Nos moindres comportements, nos énoncés sont ainsi placés sous un jour cru, à la fois historique et social, parce que le philosophe interroge notre manière commune de faire et de penser. Il fait alors apparaître des tissus de pouvoir qui nous définissent. De fait, le pouvoir selon Foucault ne s’exerce pas d’en haut, dans une hiérarchie ; il parcourt la société à travers les savoirs constitués sur des domaines, les découpages établis parmi les comportements, les actes rendus visibles et valorisés ou bien, à l’inverse, restés dans l’ombre ou critiqués.
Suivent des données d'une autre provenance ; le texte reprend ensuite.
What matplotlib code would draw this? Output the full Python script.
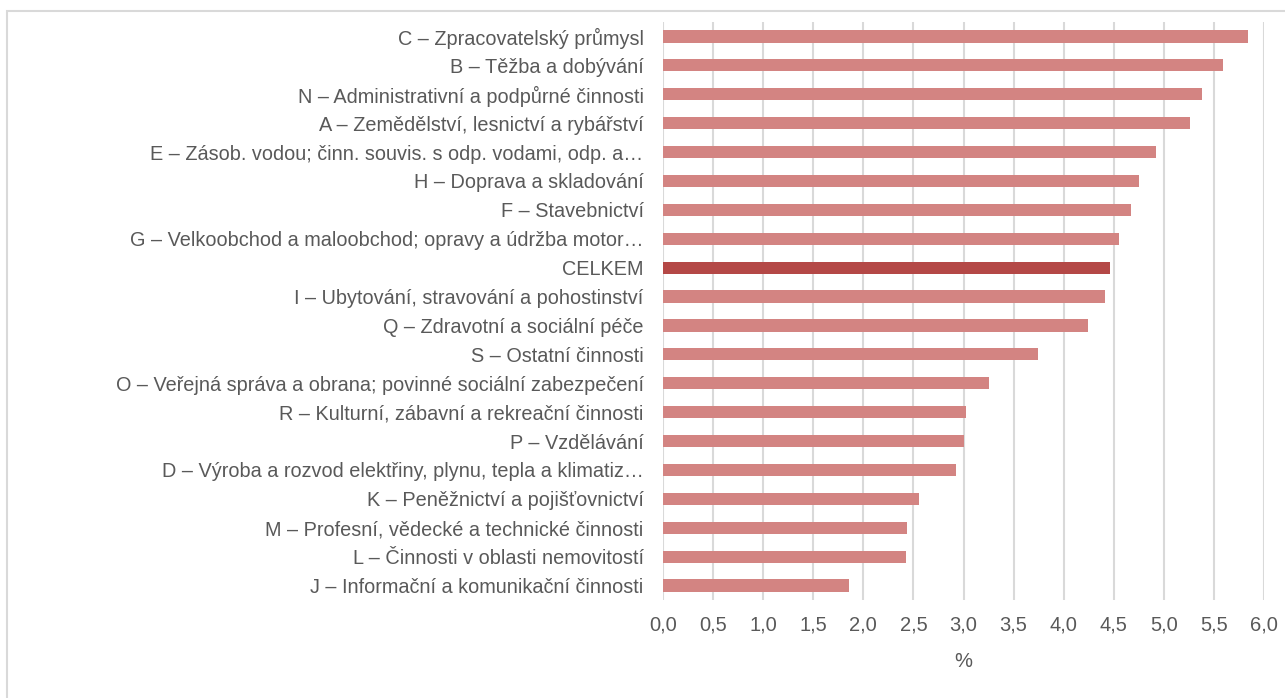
import matplotlib.pyplot as plt
from matplotlib import font_manager
from matplotlib.patches import Rectangle

# font: condensed look like Arial Narrow, if present
names = {f.name for f in font_manager.fontManager.ttflist}
fam = 'Liberation Sans Narrow' if 'Liberation Sans Narrow' in names else 'Liberation Sans'
plt.rcParams['font.family'] = [fam, 'DejaVu Sans']

# data (top -> bottom as in the chart)
categories = [
    'C – Zpracovatelský průmysl',
    'B – Těžba a dobývání',
    'N – Administrativní a podpůrné činnosti',
    'A – Zemědělství, lesnictví a rybářství',
    'E – Zásob. vodou; činn. souvis. s odp. vodami, odp. a…',
    'H – Doprava a skladování',
    'F – Stavebnictví',
    'G – Velkoobchod a maloobchod; opravy a údržba motor…',
    'CELKEM',
    'I – Ubytování, stravování a pohostinství',
    'Q – Zdravotní a sociální péče',
    'S – Ostatní činnosti',
    'O – Veřejná správa a obrana; povinné sociální zabezpečení',
    'R – Kulturní, zábavní a rekreační činnosti',
    'P – Vzdělávání',
    'D – Výroba a rozvod elektřiny, plynu, tepla a klimatiz…',
    'K – Peněžnictví a pojišťovnictví',
    'M – Profesní, vědecké a technické činnosti',
    'L – Činnosti v oblasti nemovitostí',
    'J – Informační a komunikační činnosti',
]
values = [5.84, 5.59, 5.38, 5.26, 4.92, 4.75, 4.67, 4.55, 4.46, 4.41,
          4.24, 3.74, 3.25, 3.02, 3.00, 2.93, 2.56, 2.44, 2.43, 1.86]
xticks = [0.0, 0.5, 1.0, 1.5, 2.0, 2.5, 3.0, 3.5, 4.0, 4.5, 5.0, 5.5, 6.0]
xtick_labels = ['0,0', '0,5', '1,0', '1,5', '2,0', '2,5', '3,0', '3,5',
                '4,0', '4,5', '5,0', '5,5', '6,0']

light = '#D38482'
dark = '#B44846'
txt = '#595959'
colors = [dark if c == 'CELKEM' else light for c in categories]

fig = plt.figure(figsize=(12.85, 6.98), dpi=100)
ax = fig.add_axes([663 / 1285, 1 - 600 / 698, 601 / 1285, 578 / 698])

# chart frame (light gray border, cut at right and bottom)
fig.patches.append(Rectangle((7 / 1285, -0.05), 1.1, 1 - 11 / 698 + 0.05,
                             transform=fig.transFigure, fill=False,
                             edgecolor='#D9D9D9', linewidth=1.5))

y = list(range(len(categories)))
ax.barh(y, values, height=0.42, color=colors, zorder=3)

ax.set_ylim(len(categories) - 0.5, -0.5)
ax.set_xlim(0, 6.0)
ax.set_yticks(y)
ax.set_yticklabels(categories, fontsize=14.3, color=txt)
ax.set_xticks(xticks)
ax.set_xticklabels(xtick_labels, fontsize=14.5, color=txt)
ax.set_xlabel('%', fontsize=14.5, color=txt, labelpad=13)

ax.grid(axis='x', color='#D9D9D9', linewidth=1.5, zorder=0)
for s in ax.spines.values():
    s.set_visible(False)
ax.tick_params(axis='both', length=0)
ax.tick_params(axis='y', pad=14)
ax.tick_params(axis='x', pad=11)

fig.savefig('out.png', dpi=100)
Les champs travaillés par Foucault s’inscrivent alors dans une vaste réflexion sur le pouvoir et ses sujets, nous. 

Le livre
Surveiller et punir, naissance de la prison trace une perspective historique de plusieurs siècles pour analyser l’origine du système carcéral, qui s’est constitué principalement au cours du XIXe siècle. Il examine les ressorts et les enjeux de la fin des supplices en place publique au terme du siècle précédent. À ce titre, la guillotine apparaît comme une manière de les faire disparaître. Un siècle plus tard, et depuis lors, la prison nous est devenue une évidence, et l’abolition de la peine de mort s’inscrit dans cette longue durée. Ce n’est plus l’acte criminel qui est jugé avec la sanction du supplice, mais c’est l’auteur du crime qui devient l’objet de l’attention. Ce n’est plus le souverain qui montre par le spectacle du corps meurtri la force de sa puissance, c’est la société tout entière qui fait payer, par le temps de la peine, le criminel et vise en même temps à le corriger et à le ramener dans le giron commun. 

Au sein de la prison, Foucault pointe une double action : les corps sont rendus dociles, et les prisonniers sont soumis à un « travail » d’ordre psychologique, scolaire, artistique, etc., censé les éduquer, les remettre dans le droit chemin. Au-delà de la privation de liberté, ce travail, qui a pour fin de rendre les corps dociles et de dresser les esprits, s’inscrit dans un processus plus général, à l’école, à l’usine ou à la caserne, par exemple. Foucault vise fort et juste : il s’agit de discipliner des populations. Le maître, le contremaître, le surveillant d’internat, le gardien de prison : autant de figures nées dans ce moment disciplinaire. La liste n’est d’ailleurs pas exhaustive. À chaque fois, une surveillance est à l’œuvre. Le schéma est également architectural : un même dispositif est en place, la visibilité des uns correspondant à l’invisibilité des autres ou, a minima, à leur domination du regard.

Fortune critique
Comment ce livre a-t-il été reçu ? Cette œuvre, considérée comme majeure, est connue dans le monde entier. Une expression a retenu l’attention : le « panoptique ». Il s’agit d’une architecture idéale imaginée par le philosophe anglais Jeremy Bentham (1748-1832), spécialiste du droit et inspirateur du libéralisme britannique. Du haut d’une tour centrale, le surveillant peut voir toutes les cellules sans lui-même être vu par leurs occupants. Les prisonniers sont alors tenus à une discipline constante, qu’ils soient effectivement ou non sous l’œil d’un gardien : constatant qu’ils peuvent être épiés à tout moment, ils prennent peu à peu l’habitude de bien se comporter. Par une économie de moyens inattendue et incomparable, l’ordre tient. Foucault y voit l’actualisation de la pensée disciplinaire dans un principe architectural qui fera florès. Qui ne se sent pris dans cette mécanique ? Le panoptique permet d’interroger, par exemple, les caméras de surveillance, les traces laissées sur Internet, ou encore le suivi par les cartes bleues, au-delà des mécanismes de discipline. Dans le cadre pénal, le bracelet électronique et la liberté qu’il autorise doivent-ils être interprétés comme une extension du panoptique ? La pensée de Foucault n’a pas fini de nous accompagner au plus près de nos interrogations. Elle a contribué à nourrir une analyse critique des prisons. L’enjeu du pouvoir, à travers elle, a toujours été au cœur de la postérité de cette œuvre qui alimente la réflexion et l’action des chercheurs, des militants, des politiques et des citoyens.